Bushy Tree SQL (method b)

with part1 as (
select /*+ materialize */ t1.n1, t1.v1 from t1
where n1 = 15
and exists (
select t2.id from t2
where t2.n1 = 15 and t2.id = t1.id
)
),
part2 as (
select /*+ materialize */ t3.n1 from t3
where n1 = 15
and exists (
select t4.id from t4
where t4.n1 = 15 and t4.id = t3.id
)
)
select part1.v1 from part1, part2 where part2.n1 = part1.n1;

The materialize hint is not (yet) documented. When factored subqueries are materialized, they cause direct written and scattered reads on the temp tablespace.
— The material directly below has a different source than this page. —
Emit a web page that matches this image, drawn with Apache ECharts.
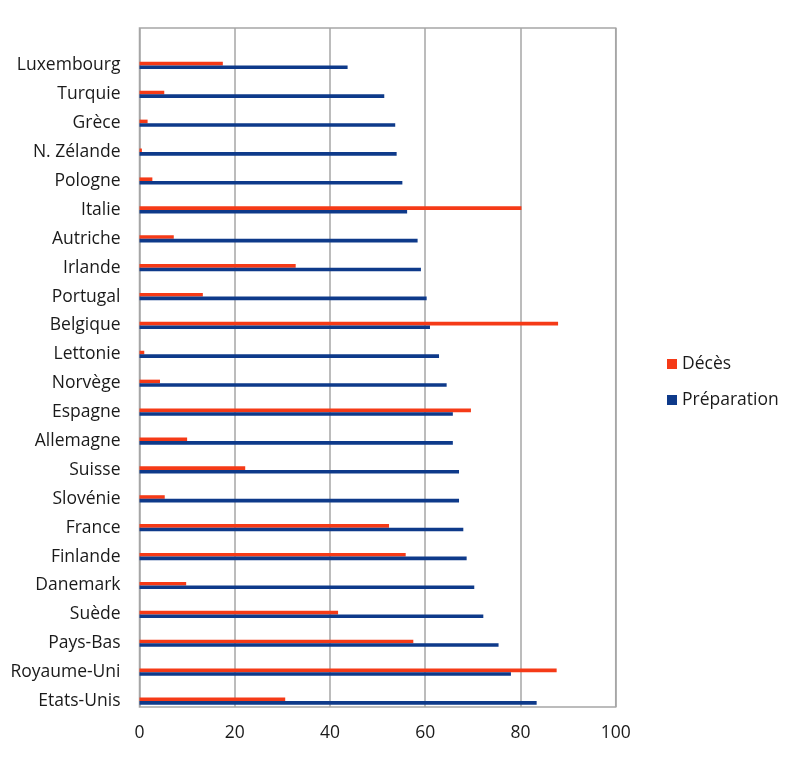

Bushy Tree plan (subq factoring)

|Id |Operation |Name |Rows|Bytes|Cost|
| 0|SELECT STATEMENT | | 1| 31| 63|
| 1| TEMP TABLE TRANSFORMATION | | | | |
| 2| LOAD AS SELECT | | | | |
| 3| NESTED LOOPS | | 3| 72| 29|
| 4| SORT UNIQUE | | 3| 24| 7|
|* 5| TABLE ACCESS FULL |T2 | 3| 24| 7|
|* 6| TABLE ACCESS BY INDEX ROWID|T1 | 1| 16| 1|
|* 7| INDEX UNIQUE SCAN |T1_PK | 1| | |
| 8| LOAD AS SELECT | | | | |
| 9| NESTED LOOPS | | 3| 51| 29|
| 10| SORT UNIQUE | | 3| 24| 7|
|*11| TABLE ACCESS FULL |T4 | 3| 24| 7|
|*12| TABLE ACCESS BY INDEX ROWID|T3 | 1| 9| 1|
|*13| INDEX UNIQUE SCAN |T3_PK | 1| | |
|*14| HASH JOIN | | 1| 31| 5|
| 15| VIEW | | 3| 54| 2|
| 16| TABLE ACCESS FULL |SYS_TEMP_0FD9D6605_CB74C8| 3| 33| 2|
| 17| VIEW | | 3| 39| 2|
| 18| TABLE ACCESS FULL |SYS_TEMP_0FD9D6606_CB74C8| 3| 12| 2|

If you use subquery factoring the ultimate plan is a very simple hash join. Some optimizer features are disabled (e.g. CVM) if you use this feature.

Summary – Know your Data

Does the query decompose ?
Consider each component separately. Start small and look for the table returning the least amount of data.
For the next step – in “loose” order of preference:

Aggregate to reduce the current data size
Pick a table that eliminates rows from the set
Pick a table that only adds columns to the set
Pick a table that multiplies the rows
Keep looking ahead a couple of steps
How much smaller / bigger will the data set be ?
What’s the impact of the join and access methods ?

If you know what your data looks like, and what the query is supposed to do, you can produce a plan that minimises the work at (nearly) every step.